One of the hardest hit by this reduction has been the UK market, where the two sectors account for around a fifth of the market capitalisation. The situation has been exacerbated by a strengthening pound (much of which stems from a weaker dollar), given the high non-sterling element of UK-listed companies’ profits. There remains a consistent negative correlation between the FTSE 100 Index and the performance of sterling (which was illustrated once again last week when the pound fell on the back of lower peak interest rate expectations, more of which anon). Thus, the FTSE 100 has only managed to gain 2.8% in 2023 in sterling terms, although a healthier 9.2% when expressed in dollars or 5.4% in euros, which brightens the picture for anyone planning to travel overseas. Even more impressively it’s up 14.3% in South African Rand terms and 17.5% in Japanese Yen if your horizons are more distant.
Winning the upgrade race this year is Continental Europe, where aggregate earnings estimates have increased by 3%. Cyclical sectors such as Industrials, Consumer Discretionary and Financials have been the main beneficiaries, mainly on account of unwinding the pessimism that was built into expectations at New Year. Although Europe has flirted with a recession, the outcome has been nothing like as bad as it might have been without a mild winter, which alleviated the squeeze on natural gas prices.
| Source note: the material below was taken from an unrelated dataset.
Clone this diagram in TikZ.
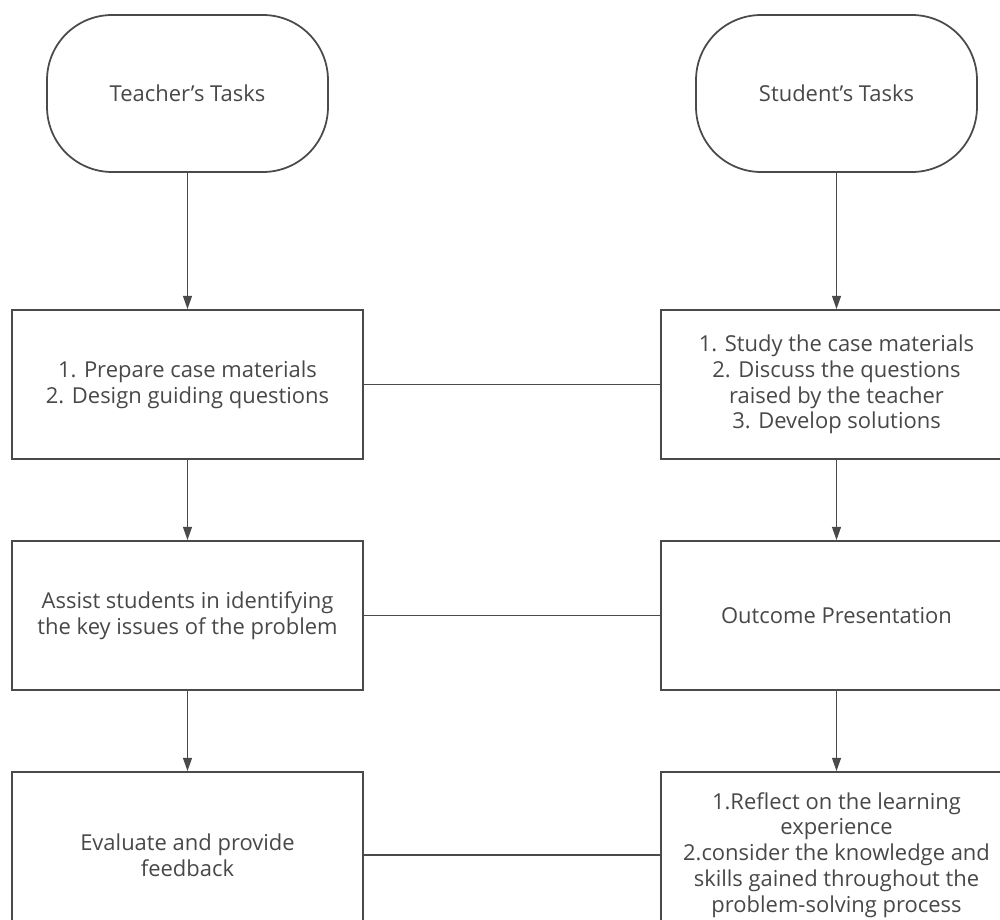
\documentclass[tikz,border=0pt]{standalone}
\usepackage{fontspec}
\setmainfont{Open Sans}
\usetikzlibrary{arrows.meta}
\definecolor{ln}{HTML}{4A4A4A}
\definecolor{tx}{HTML}{484848}
\tikzset{
  terminal/.style={draw=ln, line width=1pt, rounded corners=1.3cm, minimum width=5.62cm, minimum height=3.14cm, text=tx, align=center, font=\fontsize{12.5}{14.7}\selectfont},
  taskbox/.style={draw=ln, line width=1pt, minimum width=7.02cm, minimum height=2.98cm, text=tx, align=center, font=\fontsize{12.5}{14.7}\selectfont},
  flow/.style={draw=ln, line width=0.9pt, -{Triangle[length=7.5pt, width=5pt]}},
  link/.style={draw=ln, line width=0.9pt}
}
\begin{document}
\begin{tikzpicture}[x=0.02cm, y=-0.02cm]
\useasboundingbox (0,0) rectangle (1000,919);
\clip (0,0) rectangle (1000,919);
\node[terminal] (tt) at (187.5,93.5) {Teacher's Tasks};
\node[terminal] (st) at (836.5,93.5) {Student's Tasks};
\node[taskbox] (t1) at (187.5,384.5) {1. Prepare case materials\\2. Design guiding questions};
\node[taskbox] (s1) at (836.5,384.5) {1. Study the case materials\\2. Discuss the questions\\raised by the teacher\\3. Develop solutions};
\node[taskbox] (t2) at (187.5,615.5) {Assist students in identifying\\the key issues of the problem};
\node[taskbox] (s2) at (836.5,615.5) {Outcome Presentation};
\node[taskbox, minimum height=3.32cm] (t3) at (187.5,855) {Evaluate and provide\\feedback};
\node[taskbox, minimum height=3.32cm] (s3) at (836.5,855) {1.Reflect on the learning\\experience\\2.consider the knowledge and\\skills gained throughout the\\problem-solving process};
\draw[flow] (tt) -- (t1);
\draw[flow] (t1) -- (t2);
\draw[flow] (t2) -- (t3);
\draw[flow] (st) -- (s1);
\draw[flow] (s1) -- (s2);
\draw[flow] (s2) -- (s3);
\draw[link] (t1) -- (s1);
\draw[link] (t2) -- (s2);
\draw[link] (t3) -- (s3);
\end{tikzpicture}
\end{document}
The first knockings from the US reporting season (which tends to lead the way) have been mixed. Banks acquitted themselves well relative to fears of a net interest margin squeeze, but the first members of the FANG+ group of shares that have led the market up this year (Netflix and Tesla) underwhelmed. Given that the US Information Technology sector has enjoyed a near 50% re-rating of its forward price/earnings ratio since last autumn’s trough, the onus is on it to some degree to produce the goods in terms of concrete earnings rather than promises about the future.
For those not obsessed by the latest quarterly offerings (or not contractually obliged to care about them), there is plenty of other stuff to keep one busy, not least the forthcoming round of central bank meetings. The US Federal Reserve’s Open Market Committee delivers its monetary policy message on Wednesday, followed by the European Central Bank on Thursday and the Bank of Japan on Friday. (We have to wait until 3 August for the next Bank of England meeting). Everyone is trying to pin down the peak in the interest rate cycle (or the start of a tightening cycle in Japan). The last Fed meeting was deemed to be a “hawkish pause”, meaning that they left rates unchanged but intended to increase them in future. This week’s could be a “dovish hike”, with the Fed suggesting it has no more rate increases left in the tank. Certainly, it will have been encouraged by the last reading of the Consumer Price Index, which undershot forecasts, although it will still be wary of the persistent strength in many segments of the US economy. We’re pretty sure we are close to the end of this rate rise cycle, as is the futures market, which is now pricing in just this week’s 0.25% increase to 5.5%.
We then move on to speculating about how fast rates will come down. In the immediate aftermath of the bankruptcy of Silicon Valley Bank, the futures market saw the Fed Funds rate being as low as 3.75% by the end of this year. That now stands at 5.36%, effectively saying no cuts in 2023. But the market is projecting several cuts next year, with the December 2024 future at 4%. There are two paths to lower rates which offer different scenery. The more desirable features naturally declining inflation and resilient growth, the so called “immaculate deflation”. This has always been the outcome with the longest odds, but those odds have fallen. The less desirable sees falling inflation being delivered by a sharp slowdown in economic activity, which would trigger earnings downgrades. We have tended to believe in the latter outcome as being more probable, although less so recently. Even so, we are not betting the farm on either extreme.
There must have been much rejoicing at the Bank of England (and in Downing Street) last week when June’s reading for consumer prices came in below forecasts. We always believed that expectations of a peak base rate of 6.5% were too pessimistic, thinking that consumer debt burdens would not be able to bear the pain. That figure has now rattled back to 5.75%, even if that does portend another three quarter-point increases from the current 5.0%. There was a sharp repricing of bonds, with the rate-sensitive two-year yield falling from a peak of 5.5% to 4.9%. That will come as a huge relief to people in search of a two-year fixed rate mortgage. Wages remain the stickiest inflation factor in the UK, and one suspects the Bank will want to see more restrained pay deals before contemplating a pause, let alone rate cuts. The futures market does not see rate cuts in prospect until next summer at the earliest.
The positive inflation surprise and lower bond yields took the wind out of the pound’s sails as traders priced in lower prospective interest rate differentials with other countries. I referred earlier to the negative correlation between sterling and UK equities, and so, as one might expect, the FTSE 100 put in a strong relative performance last week, at least on the face of it. It rose by just over 3%. Unfortunately, those extra pounds now don’t go quite as far as they did overseas.